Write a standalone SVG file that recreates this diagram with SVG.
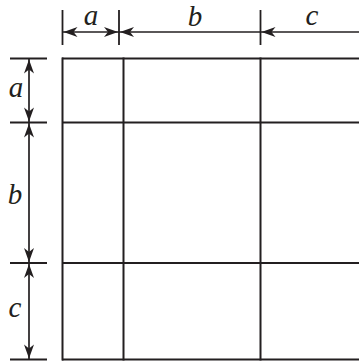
<svg xmlns="http://www.w3.org/2000/svg" width="359" height="362" viewBox="0 0 359 362">
<style>
.grid{stroke:#231f20;stroke-width:2;fill:none}
.dim{stroke:#231f20;stroke-width:1.7;fill:none}
.tick{stroke:#231f20;stroke-width:1.8;fill:none}
.lbl{font-family:"Liberation Serif","DejaVu Serif",serif;font-style:italic;font-size:29px;fill:#231f20;text-anchor:middle}
</style>
<defs>
<path id="ah" d="M0,0 L14,-5 L10,0 L14,5 Z" fill="#231f20"/>
</defs>
<rect width="359" height="362" fill="#fff"/>
<g id="square">
<line class="grid" x1="62" y1="58.5" x2="362" y2="58.5"/>
<line class="grid" x1="62" y1="122.5" x2="362" y2="122.5"/>
<line class="grid" x1="62" y1="263" x2="362" y2="263"/>
<line class="grid" x1="62" y1="359.5" x2="362" y2="359.5"/>
<line class="grid" x1="62.5" y1="57.5" x2="62.5" y2="360.5"/>
<line class="grid" x1="123.5" y1="57.5" x2="123.5" y2="360.5"/>
<line class="grid" x1="260.5" y1="57.5" x2="260.5" y2="360.5"/>
</g>
<g id="connectors">
<line class="tick" x1="62.5" y1="10" x2="62.5" y2="45"/>
<line class="tick" x1="119" y1="10" x2="119" y2="45"/>
<line class="tick" x1="260.5" y1="10" x2="260.5" y2="45"/>
<line class="dim" x1="62" y1="32" x2="359" y2="32"/>
<use href="#ah" transform="translate(63.5,32)"/>
<use href="#ah" transform="translate(118,32) rotate(180)"/>
<use href="#ah" transform="translate(120,32)"/>
<use href="#ah" transform="translate(261.5,32)"/>
<line class="tick" x1="10" y1="58.5" x2="47" y2="58.5"/>
<line class="tick" x1="10" y1="122.5" x2="47" y2="122.5"/>
<line class="tick" x1="10" y1="263" x2="47" y2="263"/>
<line class="tick" x1="10" y1="359.5" x2="47" y2="359.5"/>
<line class="dim" x1="29" y1="58.5" x2="29" y2="359.5"/>
<use href="#ah" transform="translate(29,59.5) rotate(90)"/>
<use href="#ah" transform="translate(29,121.5) rotate(-90)"/>
<use href="#ah" transform="translate(29,123.5) rotate(90)"/>
<use href="#ah" transform="translate(29,262) rotate(-90)"/>
<use href="#ah" transform="translate(29,264) rotate(90)"/>
<use href="#ah" transform="translate(29,358.5) rotate(-90)"/>
</g>
<g id="labels">
<text class="lbl" x="91" y="25">a</text>
<text class="lbl" x="195" y="26">b</text>
<text class="lbl" x="312" y="25">c</text>
<text class="lbl" x="16" y="97">a</text>
<text class="lbl" x="15" y="204">b</text>
<text class="lbl" x="15" y="317">c</text>
</g>
</svg>
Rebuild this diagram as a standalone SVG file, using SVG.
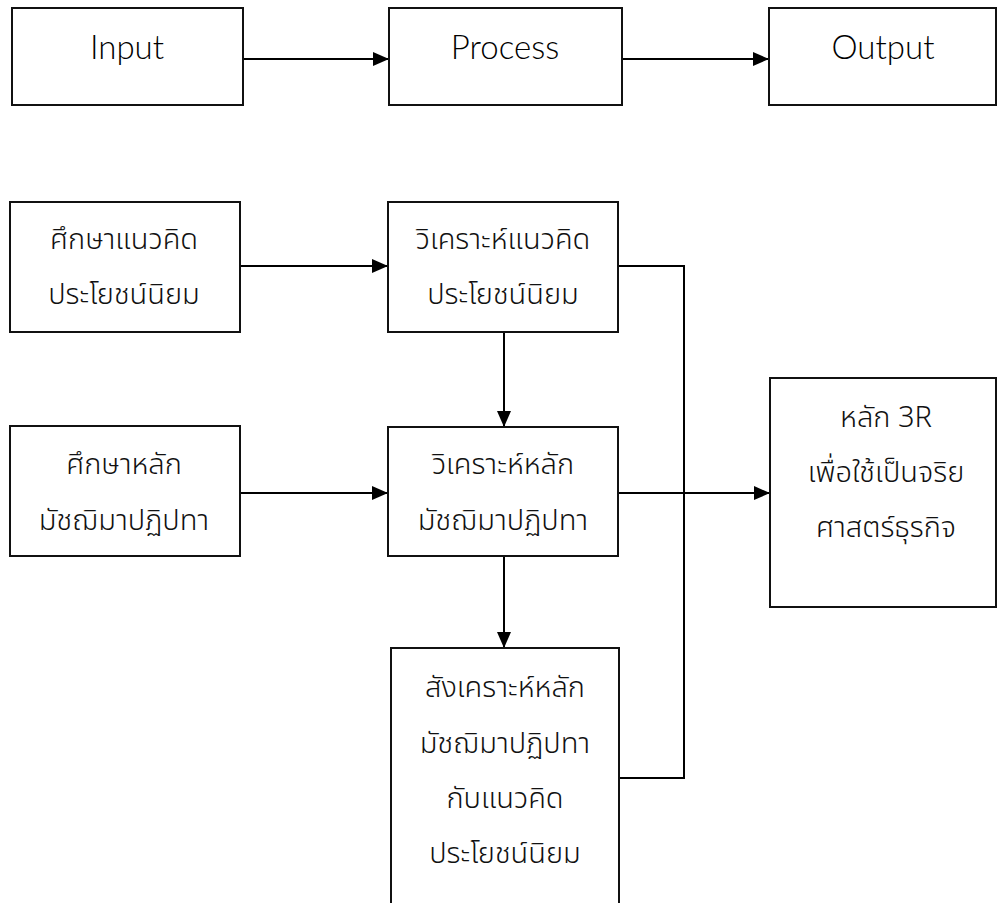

^^^^^^^^

Exercise requirements =
Give all the lines above again, character for character, without pictures.

Written reply =
Write a standalone SVG file that recreates this diagram with SVG.
<svg xmlns="http://www.w3.org/2000/svg" width="359" height="362" viewBox="0 0 359 362">
<style>
.grid{stroke:#231f20;stroke-width:2;fill:none}
.dim{stroke:#231f20;stroke-width:1.7;fill:none}
.tick{stroke:#231f20;stroke-width:1.8;fill:none}
.lbl{font-family:"Liberation Serif","DejaVu Serif",serif;font-style:italic;font-size:29px;fill:#231f20;text-anchor:middle}
</style>
<defs>
<path id="ah" d="M0,0 L14,-5 L10,0 L14,5 Z" fill="#231f20"/>
</defs>
<rect width="359" height="362" fill="#fff"/>
<g id="square">
<line class="grid" x1="62" y1="58.5" x2="362" y2="58.5"/>
<line class="grid" x1="62" y1="122.5" x2="362" y2="122.5"/>
<line class="grid" x1="62" y1="263" x2="362" y2="263"/>
<line class="grid" x1="62" y1="359.5" x2="362" y2="359.5"/>
<line class="grid" x1="62.5" y1="57.5" x2="62.5" y2="360.5"/>
<line class="grid" x1="123.5" y1="57.5" x2="123.5" y2="360.5"/>
<line class="grid" x1="260.5" y1="57.5" x2="260.5" y2="360.5"/>
</g>
<g id="connectors">
<line class="tick" x1="62.5" y1="10" x2="62.5" y2="45"/>
<line class="tick" x1="119" y1="10" x2="119" y2="45"/>
<line class="tick" x1="260.5" y1="10" x2="260.5" y2="45"/>
<line class="dim" x1="62" y1="32" x2="359" y2="32"/>
<use href="#ah" transform="translate(63.5,32)"/>
<use href="#ah" transform="translate(118,32) rotate(180)"/>
<use href="#ah" transform="translate(120,32)"/>
<use href="#ah" transform="translate(261.5,32)"/>
<line class="tick" x1="10" y1="58.5" x2="47" y2="58.5"/>
<line class="tick" x1="10" y1="122.5" x2="47" y2="122.5"/>
<line class="tick" x1="10" y1="263" x2="47" y2="263"/>
<line class="tick" x1="10" y1="359.5" x2="47" y2="359.5"/>
<line class="dim" x1="29" y1="58.5" x2="29" y2="359.5"/>
<use href="#ah" transform="translate(29,59.5) rotate(90)"/>
<use href="#ah" transform="translate(29,121.5) rotate(-90)"/>
<use href="#ah" transform="translate(29,123.5) rotate(90)"/>
<use href="#ah" transform="translate(29,262) rotate(-90)"/>
<use href="#ah" transform="translate(29,264) rotate(90)"/>
<use href="#ah" transform="translate(29,358.5) rotate(-90)"/>
</g>
<g id="labels">
<text class="lbl" x="91" y="25">a</text>
<text class="lbl" x="195" y="26">b</text>
<text class="lbl" x="312" y="25">c</text>
<text class="lbl" x="16" y="97">a</text>
<text class="lbl" x="15" y="204">b</text>
<text class="lbl" x="15" y="317">c</text>
</g>
</svg>
Rebuild this diagram as a standalone SVG file, using SVG.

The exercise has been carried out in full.